But What Is It? Part 2

A while back I wrote about the interesting handmade tool that I found at the cottage that my parents rented for the summer. I wasn’t sure what it was at the time, and honestly I’m still not a hundred percent sure of its intended purpose. The consensus seems to be that it was made for chopping, which makes sense to me, but further details are elusive. The pictures I took back then were mediocre at best, so I promised that I’d take some better ones. I kept forgetting to post them, but here they (finally) are:

If anyone has any additional knowledge as to what this may be, I have to say that I remain quite curious. However, it has been pointed out to me that one-off handmade tools often have a specific purpose known only to the owner, so this may forever remain a mystery.

But What Is It?

The cottage that my parents are renting is sixty or more years old (or at least the original section is), and has been both a family cottage and a year-round home in that time. Even though nobody lives there any more, the remnants of occupation remain — meaning that there are all kinds of interesting things tucked away in the back of cupboards, drawers, and shelves. In the kitchen/dining area alone we spotted a full set of vintage silverware (silver plate) and crystal glassware, alongside classic Pyrex mixing bowls, a potato ricer, and ornamental tea tins from the 1970’s. We’ve also found less likely things, like an old Mechano set, a wooden chess set, a bound book a couple of hundred pages long about one family’s genealogy, and what we think are authentic woven Navajo bowls. And then there’s this:

I haven’t the slightest clue what to make of it. The board under this device is about a foot long, to give an idea of scale, and the handle fits comfortably in my hand. But is it even something that’s supposed to go in the kitchen? Or does it really belong in the workshop in the basement, but was never put away? Or is it some kind of small farm implement (a not unreasonable supposition as there are bits of vintage/antique farming equipment decorating some of the exterior walls)?

As you can see, the tool is hinged, and still opens and closes smoothly. Based on the beveled edges of the triangular part, I would deduce it’s for cutting things — but what? Cigars? Cigarettes? Vegetables? Cheese? I haven’t the foggiest. Or is it a weird door knocker? Or perhaps just a novelty doodad made out of salvaged parts, used as a conversation piece to elicit confusion from guests?

My searches of the Internet have yielded nothing similar, and I know so little on this subject that I have an enormously broad range of search terms with which to start. Does anyone out there have a clue as to what this is supposed to be?

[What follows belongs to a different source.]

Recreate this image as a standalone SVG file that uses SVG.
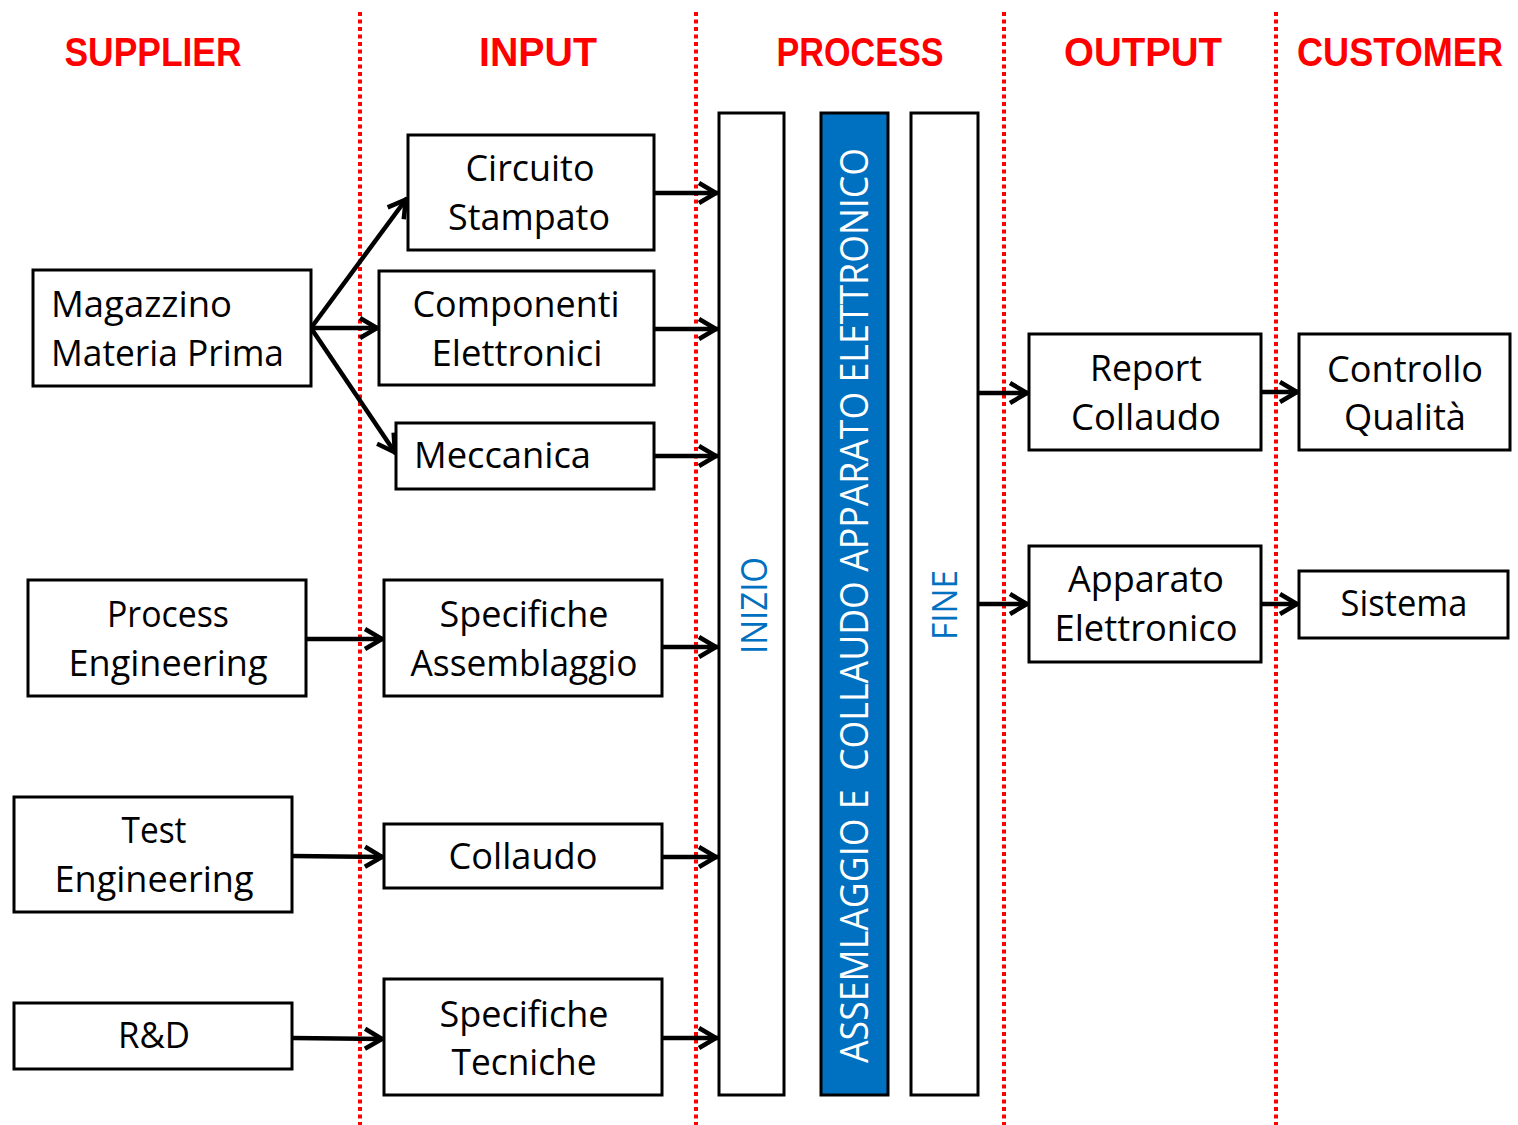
<svg xmlns="http://www.w3.org/2000/svg" width="1518" height="1125" viewBox="0 0 1518 1125">
  <style>
    .bg { fill: #ffffff; }
    .box { fill: #ffffff; stroke: #000000; stroke-width: 3; }
    .bar { fill: #ffffff; stroke: #000000; stroke-width: 3; }
    .bar-blue { fill: #0070C0; stroke: #000000; stroke-width: 3; }
    .lbl { font-family: "Open Sans", "Liberation Sans", sans-serif; font-size: 36px; fill: #000000; text-anchor: middle; }
    .lbl-left { text-anchor: start; }
    .hdr { font-family: "Liberation Sans", Arial, sans-serif; font-weight: bold; font-size: 40px; fill: #ff0000; text-anchor: middle; }
    .vtxt { font-family: "Open Sans", "Liberation Sans", sans-serif; fill: #0070C0; text-anchor: middle; }
    .vtxt-w { font-family: "Open Sans", "Liberation Sans", sans-serif; fill: #ffffff; text-anchor: middle; white-space: pre; }
    .lane { stroke: #ff0000; stroke-width: 4; stroke-dasharray: 4 3.5; fill: none; }
    .conn { stroke: #000000; stroke-width: 4.5; fill: none; marker-end: url(#arrow); }
  </style>
  <defs>
    <marker id="arrow" markerUnits="userSpaceOnUse" markerWidth="30" markerHeight="30" viewBox="-25 -15 30 30" refX="0" refY="0" orient="auto">
      <path d="M-19,-10 L-2,0 L-19,10" fill="none" stroke="#000000" stroke-width="4.5"/>
    </marker>
  </defs>

  <rect class="bg" x="0" y="0" width="1518" height="1125"/>

  <!-- swimlane separators -->
  <g id="lanes">
    <line class="lane" x1="360" y1="12" x2="360" y2="1125"/>
    <line class="lane" x1="696" y1="12" x2="696" y2="1125"/>
    <line class="lane" x1="1004" y1="12" x2="1004" y2="1125"/>
    <line class="lane" x1="1276" y1="12" x2="1276" y2="1125"/>
  </g>

  <!-- column headers -->
  <g id="headers">
    <text class="hdr" x="153" y="66" textLength="177" lengthAdjust="spacingAndGlyphs">SUPPLIER</text>
    <text class="hdr" x="538" y="66" textLength="118" lengthAdjust="spacingAndGlyphs">INPUT</text>
    <text class="hdr" x="860" y="66" textLength="167" lengthAdjust="spacingAndGlyphs">PROCESS</text>
    <text class="hdr" x="1143" y="66" textLength="158" lengthAdjust="spacingAndGlyphs">OUTPUT</text>
    <text class="hdr" x="1400" y="66" font-size="38" textLength="206" lengthAdjust="spacingAndGlyphs">CUSTOMER</text>
  </g>

  <!-- connectors -->
  <g id="connectors">
    <line class="conn" x1="311" y1="328" x2="407" y2="198"/>
    <line class="conn" x1="311" y1="328" x2="379" y2="328"/>
    <line class="conn" x1="311" y1="328" x2="396" y2="454"/>
    <line class="conn" x1="654" y1="193" x2="718" y2="193"/>
    <line class="conn" x1="654" y1="329" x2="718" y2="329"/>
    <line class="conn" x1="654" y1="456" x2="718" y2="456"/>
    <line class="conn" x1="306" y1="639" x2="384" y2="639"/>
    <line class="conn" x1="662" y1="647" x2="718" y2="647"/>
    <line class="conn" x1="292" y1="856" x2="384" y2="857"/>
    <line class="conn" x1="662" y1="857" x2="718" y2="857"/>
    <line class="conn" x1="292" y1="1038" x2="384" y2="1039"/>
    <line class="conn" x1="662" y1="1038" x2="718" y2="1038"/>
    <line class="conn" x1="978" y1="393" x2="1029" y2="393"/>
    <line class="conn" x1="978" y1="604" x2="1029" y2="604"/>
    <line class="conn" x1="1261" y1="392" x2="1299" y2="392"/>
    <line class="conn" x1="1261" y1="604" x2="1299" y2="604"/>
  </g>

  <!-- supplier column -->
  <g id="magazzino">
    <rect class="box" x="33" y="270" width="278" height="116"/>
    <text class="lbl lbl-left" x="51" y="317" textLength="181" lengthAdjust="spacingAndGlyphs">Magazzino</text>
    <text class="lbl lbl-left" x="51" y="366" textLength="233" lengthAdjust="spacingAndGlyphs">Materia Prima</text>
  </g>
  <g id="process-engineering">
    <rect class="box" x="28" y="580" width="278" height="116"/>
    <text class="lbl" x="168" y="627" textLength="122" lengthAdjust="spacingAndGlyphs">Process</text>
    <text class="lbl" x="168" y="676" textLength="199" lengthAdjust="spacingAndGlyphs">Engineering</text>
  </g>
  <g id="test-engineering">
    <rect class="box" x="14" y="797" width="278" height="115"/>
    <text class="lbl" x="154" y="843" textLength="65" lengthAdjust="spacingAndGlyphs">Test</text>
    <text class="lbl" x="154" y="892" textLength="199" lengthAdjust="spacingAndGlyphs">Engineering</text>
  </g>
  <g id="rnd">
    <rect class="box" x="14" y="1003" width="278" height="66"/>
    <text class="lbl" x="154" y="1048" textLength="72" lengthAdjust="spacingAndGlyphs">R&amp;D</text>
  </g>

  <!-- input column -->
  <g id="circuito-stampato">
    <rect class="box" x="408" y="135" width="246" height="115"/>
    <text class="lbl" x="530" y="181" textLength="129" lengthAdjust="spacingAndGlyphs">Circuito</text>
    <text class="lbl" x="529" y="230" textLength="162" lengthAdjust="spacingAndGlyphs">Stampato</text>
  </g>
  <g id="componenti-elettronici">
    <rect class="box" x="379" y="271" width="275" height="114"/>
    <text class="lbl" x="516" y="317" textLength="207" lengthAdjust="spacingAndGlyphs">Componenti</text>
    <text class="lbl" x="517" y="366" textLength="171" lengthAdjust="spacingAndGlyphs">Elettronici</text>
  </g>
  <g id="meccanica">
    <rect class="box" x="396" y="423" width="258" height="66"/>
    <text class="lbl lbl-left" x="414" y="468" textLength="177" lengthAdjust="spacingAndGlyphs">Meccanica</text>
  </g>
  <g id="specifiche-assemblaggio">
    <rect class="box" x="384" y="580" width="278" height="116"/>
    <text class="lbl" x="524" y="627" textLength="169" lengthAdjust="spacingAndGlyphs">Specifiche</text>
    <text class="lbl" x="524" y="676" textLength="227" lengthAdjust="spacingAndGlyphs">Assemblaggio</text>
  </g>
  <g id="collaudo">
    <rect class="box" x="384" y="824" width="278" height="64"/>
    <text class="lbl" x="523" y="869" textLength="149" lengthAdjust="spacingAndGlyphs">Collaudo</text>
  </g>
  <g id="specifiche-tecniche">
    <rect class="box" x="384" y="979" width="278" height="116"/>
    <text class="lbl" x="524" y="1027" textLength="169" lengthAdjust="spacingAndGlyphs">Specifiche</text>
    <text class="lbl" x="524" y="1075" textLength="145" lengthAdjust="spacingAndGlyphs">Tecniche</text>
  </g>

  <!-- process column -->
  <g id="inizio">
    <rect class="bar" x="719" y="113" width="65" height="982"/>
    <text class="vtxt" font-size="36" transform="translate(767,605.5) rotate(-90)" textLength="97" lengthAdjust="spacingAndGlyphs">INIZIO</text>
  </g>
  <g id="assemblaggio-collaudo">
    <rect class="bar-blue" x="821" y="113" width="67" height="982"/>
    <text class="vtxt-w" font-size="38" transform="translate(868,605.5) rotate(-90)" textLength="915" lengthAdjust="spacingAndGlyphs">ASSEMLAGGIO E  COLLAUDO APPARATO ELETTRONICO</text>
  </g>
  <g id="fine">
    <rect class="bar" x="911" y="113" width="67" height="982"/>
    <text class="vtxt" font-size="35" transform="translate(957,605) rotate(-90)" textLength="70" lengthAdjust="spacingAndGlyphs">FINE</text>
  </g>

  <!-- output column -->
  <g id="report-collaudo">
    <rect class="box" x="1029" y="334" width="232" height="116"/>
    <text class="lbl" x="1146" y="381" textLength="112" lengthAdjust="spacingAndGlyphs">Report</text>
    <text class="lbl" x="1146" y="430" textLength="150" lengthAdjust="spacingAndGlyphs">Collaudo</text>
  </g>
  <g id="apparato-elettronico">
    <rect class="box" x="1029" y="546" width="232" height="116"/>
    <text class="lbl" x="1146" y="592" textLength="156" lengthAdjust="spacingAndGlyphs">Apparato</text>
    <text class="lbl" x="1146" y="641" textLength="183" lengthAdjust="spacingAndGlyphs">Elettronico</text>
  </g>

  <!-- customer column -->
  <g id="controllo-qualita">
    <rect class="box" x="1299" y="334" width="211" height="116"/>
    <text class="lbl" x="1405" y="382" textLength="156" lengthAdjust="spacingAndGlyphs">Controllo</text>
    <text class="lbl" x="1405" y="430" textLength="122" lengthAdjust="spacingAndGlyphs">Qualità</text>
  </g>
  <g id="sistema">
    <rect class="box" x="1299" y="571" width="209" height="67"/>
    <text class="lbl" x="1404" y="616" textLength="127" lengthAdjust="spacingAndGlyphs">Sistema</text>
  </g>
</svg>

(Honestly, this is worse than the time I was trying to find a Kartoffelfeuer like my in-laws have. That was the only name they’d every used to refer to a very specialized cooking pot. Literally translated from German, the name means “potato fire”, but it’s actually a kind of terracotta potato baking pot. It’s also known as a “diable à patates” (Devil with potatoes? Potato devil?) in French or a “patatiera” in Italian — or so I discovered in my research. At any rate, I didn’t know that the style I was looking for is specifically a “Thomas Kartoffelfeuer“. I spent a really long time looking through information about potato fires, cooking your potato in a fire, etc. If you don’t know the right terminology, especially in a language that is not your first, it can be really difficult to find the right information.)